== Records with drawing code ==
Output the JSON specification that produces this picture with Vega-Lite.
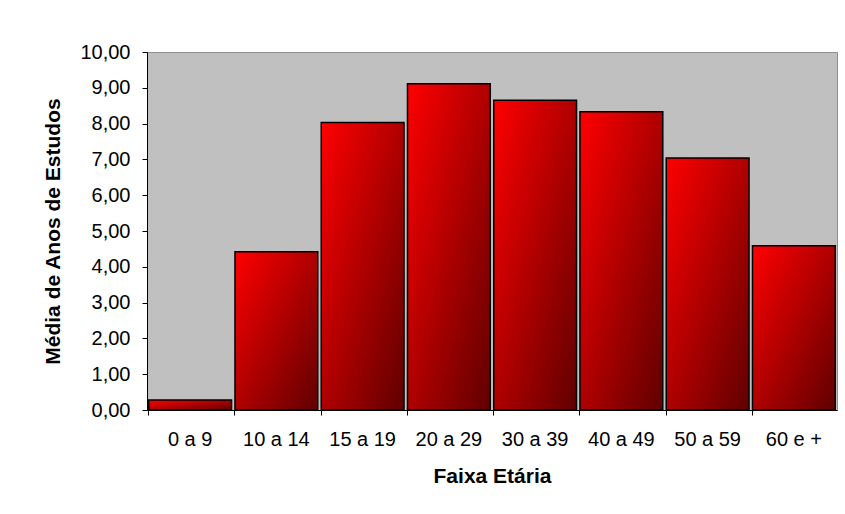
{
  "$schema": "https://vega.github.io/schema/vega-lite/v6.json",
  "width": 690,
  "height": 358,
  "autosize": "none",
  "padding": {"left": 147, "top": 52, "right": 8, "bottom": 104},
  "background": "white",
  "data": {"values": [
    {"faixa": "0 a 9", "media": 0.28},
    {"faixa": "10 a 14", "media": 4.42},
    {"faixa": "15 a 19", "media": 8.03},
    {"faixa": "20 a 29", "media": 9.11},
    {"faixa": "30 a 39", "media": 8.65},
    {"faixa": "40 a 49", "media": 8.33},
    {"faixa": "50 a 59", "media": 7.04},
    {"faixa": "60 e +", "media": 4.59}
  ]},
  "mark": {
    "type": "bar",
    "stroke": "black",
    "strokeWidth": 1.5,
    "color": {
      "gradient": "linear",
      "x1": 0, "y1": 0, "x2": 1, "y2": 1,
      "stops": [
        {"offset": 0, "color": "#ff0000"},
        {"offset": 1, "color": "#600000"}
      ]
    }
  },
  "encoding": {
    "x": {
      "field": "faixa",
      "type": "nominal",
      "sort": null,
      "scale": {"paddingInner": 0.04, "paddingOuter": 0.02},
      "axis": {
        "title": "Faixa Etária",
        "labelAngle": 0,
        "bandPosition": 0,
        "labelPadding": 14,
        "titlePadding": 16
      }
    },
    "y": {
      "field": "media",
      "type": "quantitative",
      "scale": {"domain": [0, 10], "nice": false},
      "axis": {
        "title": "Média de Anos de Estudos",
        "values": [0, 1, 2, 3, 4, 5, 6, 7, 8, 9, 10],
        "labelExpr": "replace(format(datum.value, '.2f'), '.', ',')",
        "grid": false,
        "labelPadding": 12,
        "titlePadding": 16
      }
    }
  },
  "config": {
    "view": {"fill": "#c0c0c0", "stroke": "#909090", "strokeWidth": 1},
    "axis": {
      "labelFont": "Liberation Sans",
      "titleFont": "Liberation Sans",
      "labelFontSize": 20,
      "titleFontSize": 21,
      "titleFontWeight": "bold",
      "labelColor": "black",
      "titleColor": "black",
      "domainColor": "black",
      "tickColor": "black",
      "tickSize": 5,
      "domainWidth": 1,
      "tickWidth": 1
    }
  }
}
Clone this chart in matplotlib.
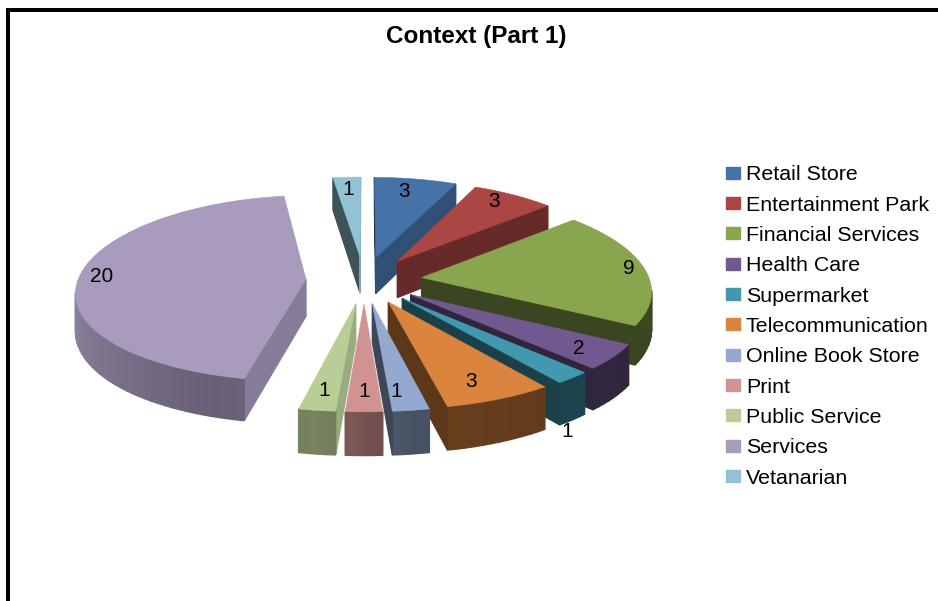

== Task details ==
Make an exact copy of the listing above. Do not include the pictures.

== Exercise response ==
Output the JSON specification that produces this picture with Vega-Lite.
{
  "$schema": "https://vega.github.io/schema/vega-lite/v6.json",
  "width": 690,
  "height": 358,
  "autosize": "none",
  "padding": {"left": 147, "top": 52, "right": 8, "bottom": 104},
  "background": "white",
  "data": {"values": [
    {"faixa": "0 a 9", "media": 0.28},
    {"faixa": "10 a 14", "media": 4.42},
    {"faixa": "15 a 19", "media": 8.03},
    {"faixa": "20 a 29", "media": 9.11},
    {"faixa": "30 a 39", "media": 8.65},
    {"faixa": "40 a 49", "media": 8.33},
    {"faixa": "50 a 59", "media": 7.04},
    {"faixa": "60 e +", "media": 4.59}
  ]},
  "mark": {
    "type": "bar",
    "stroke": "black",
    "strokeWidth": 1.5,
    "color": {
      "gradient": "linear",
      "x1": 0, "y1": 0, "x2": 1, "y2": 1,
      "stops": [
        {"offset": 0, "color": "#ff0000"},
        {"offset": 1, "color": "#600000"}
      ]
    }
  },
  "encoding": {
    "x": {
      "field": "faixa",
      "type": "nominal",
      "sort": null,
      "scale": {"paddingInner": 0.04, "paddingOuter": 0.02},
      "axis": {
        "title": "Faixa Etária",
        "labelAngle": 0,
        "bandPosition": 0,
        "labelPadding": 14,
        "titlePadding": 16
      }
    },
    "y": {
      "field": "media",
      "type": "quantitative",
      "scale": {"domain": [0, 10], "nice": false},
      "axis": {
        "title": "Média de Anos de Estudos",
        "values": [0, 1, 2, 3, 4, 5, 6, 7, 8, 9, 10],
        "labelExpr": "replace(format(datum.value, '.2f'), '.', ',')",
        "grid": false,
        "labelPadding": 12,
        "titlePadding": 16
      }
    }
  },
  "config": {
    "view": {"fill": "#c0c0c0", "stroke": "#909090", "strokeWidth": 1},
    "axis": {
      "labelFont": "Liberation Sans",
      "titleFont": "Liberation Sans",
      "labelFontSize": 20,
      "titleFontSize": 21,
      "titleFontWeight": "bold",
      "labelColor": "black",
      "titleColor": "black",
      "domainColor": "black",
      "tickColor": "black",
      "tickSize": 5,
      "domainWidth": 1,
      "tickWidth": 1
    }
  }
}
Clone this chart in matplotlib.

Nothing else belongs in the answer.